Today, President Obama visited Pittsburgh, Pennsylvania where he toured Carnegie Mellon University’s National Robotics Engineering Center (NREC) and delivered remarks to 150 leading manufacturing CEOs, university presidents, CMU students and faculty, senior leaders from federal agencies and a broad range of employers involved in manufacturing.
In his remarks he announced the launch of the Advanced Manufacturing Partnership (AMP), a national effort that brings together industry, universities and the federal government to invest in emerging technologies that will create high quality manufacturing jobs and enhance our global competitiveness.
We’ve launched an all-hands-on-deck effort betweenour brightest academic minds, some of our boldest business leaders, and our most dedicated public servants from science and technology agencies, all with one big goal, and that is a renaissance of American manufacturing.

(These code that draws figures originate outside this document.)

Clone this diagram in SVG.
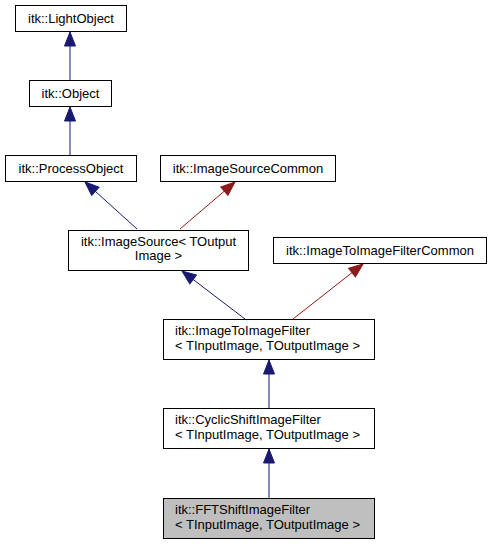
<svg xmlns="http://www.w3.org/2000/svg" width="492" height="544" viewBox="0 0 492 544">
<style>
.n rect{fill:#fff;stroke:#000;stroke-width:1}
.n.cur rect{fill:#bfbfbf}
text{font-family:"Liberation Sans",Arial,sans-serif;font-size:13px;fill:#000}
.c{text-anchor:middle}
.b{stroke:#191970;stroke-width:1;fill:none}
.r{stroke:#8b1a1a;stroke-width:1;fill:none}
</style>
<defs>
<marker id="ab" markerUnits="userSpaceOnUse" orient="auto" markerWidth="16" markerHeight="14" refX="14" refY="6" viewBox="0 0 16 14" overflow="visible">
<path d="M14,6 L0,0.5 L0,11.5 z" fill="#191970" stroke="#191970"/>
</marker>
<marker id="ar" markerUnits="userSpaceOnUse" orient="auto" markerWidth="16" markerHeight="14" refX="14" refY="6" viewBox="0 0 16 14" overflow="visible">
<path d="M14,6 L0,0.5 L0,11.5 z" fill="#8b1a1a" stroke="#8b1a1a"/>
</marker>
</defs>
<rect width="492" height="544" fill="#fff"/>
<g id="edges">
<path class="b" d="M70,80 L70,32" marker-end="url(#ab)"/>
<path class="b" d="M70,155 L70,107" marker-end="url(#ab)"/>
<path class="b" d="M137,229 L85,182" marker-end="url(#ab)"/>
<path class="r" d="M180,229 L235,182" marker-end="url(#ar)"/>
<path class="b" d="M245,319 L182,271" marker-end="url(#ab)"/>
<path class="r" d="M293,319 L363,264" marker-end="url(#ar)"/>
<path class="b" d="M269,408 L269,360" marker-end="url(#ab)"/>
<path class="b" d="M269,498 L269,449" marker-end="url(#ab)"/>
</g>
<g id="n_lightobject" class="n"><rect x="15.5" y="5.5" width="111" height="26"/><text class="c" x="71" y="22.5">itk::LightObject</text></g>
<g id="n_object" class="n"><rect x="29.5" y="80.5" width="82" height="26"/><text class="c" x="70.5" y="97.5">itk::Object</text></g>
<g id="n_processobject" class="n"><rect x="5.5" y="155.5" width="131" height="26"/><text class="c" x="71" y="172.5">itk::ProcessObject</text></g>
<g id="n_imagesourcecommon" class="n"><rect x="160.5" y="155.5" width="175" height="26"/><text class="c" x="248" y="172.5">itk::ImageSourceCommon</text></g>
<g id="n_imagesource" class="n"><rect x="68.5" y="230.5" width="180" height="40"/><text class="c" x="158.5" y="245.5">itk::ImageSource&lt; TOutput</text><text class="c" x="158.5" y="260">Image &gt;</text></g>
<g id="n_imagetoimagefiltercommon" class="n"><rect x="273.5" y="237.5" width="213" height="26"/><text class="c" x="380" y="254.5">itk::ImageToImageFilterCommon</text></g>
<g id="n_imagetoimagefilter" class="n"><rect x="163.5" y="319.5" width="211" height="40"/><text x="175" y="335">itk::ImageToImageFilter</text><text x="175" y="349.5">&lt; TInputImage, TOutputImage &gt;</text></g>
<g id="n_cyclicshift" class="n"><rect x="163.5" y="408.5" width="211" height="40"/><text x="175" y="424">itk::CyclicShiftImageFilter</text><text x="175" y="438.5">&lt; TInputImage, TOutputImage &gt;</text></g>
<g id="n_fftshift" class="n cur"><rect x="163.5" y="498.5" width="211" height="40"/><text x="175" y="514">itk::FFTShiftImageFilter</text><text x="175" y="528.5">&lt; TInputImage, TOutputImage &gt;</text></g>
</svg>
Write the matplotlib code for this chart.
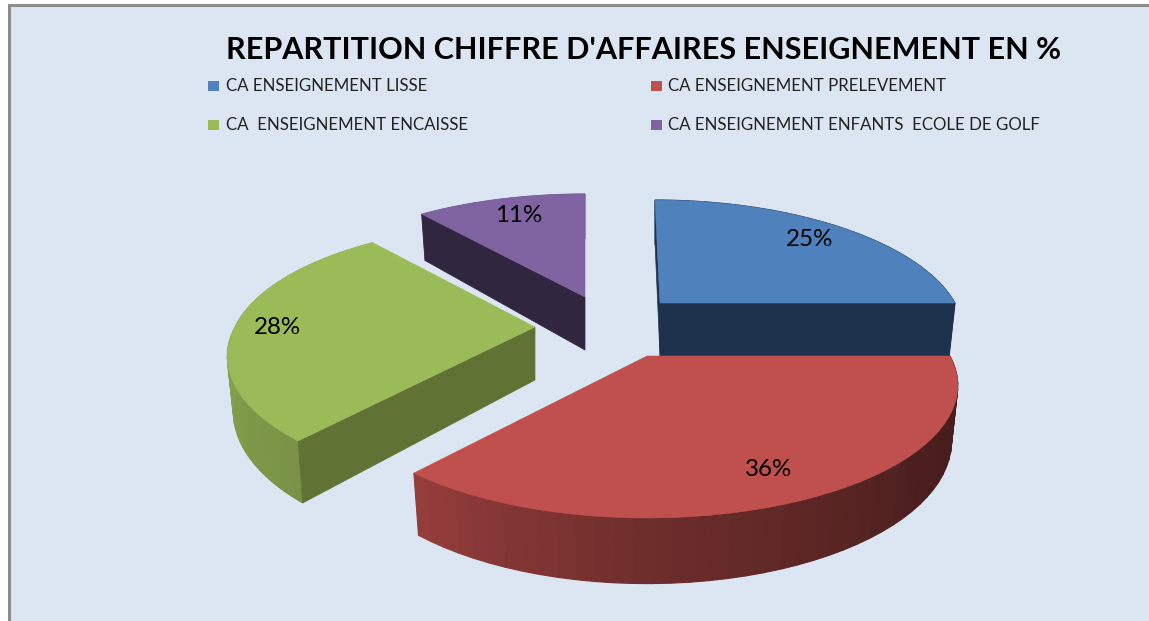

Throughout our history, our greatest breakthroughs have often come from partnerships just like this one. American innovation has always been sparked by individual scientists and entrepreneurs, often at universities like Carnegie Mellon or Georgia Tech or Berkeley or Stanford. But a lot of companies don’t invest in early ideas because it won’t pay off right away. And that’s where government can step in. That’s how we ended up with some of the world-changing innovations that fueled our growth and prosperity and created countless jobs — the mobile phone, the Internet, GPS, more than 150 drugs and vaccines over the last 40 years was all because we were able to, in strategic ways, bring people together and make some critical investments.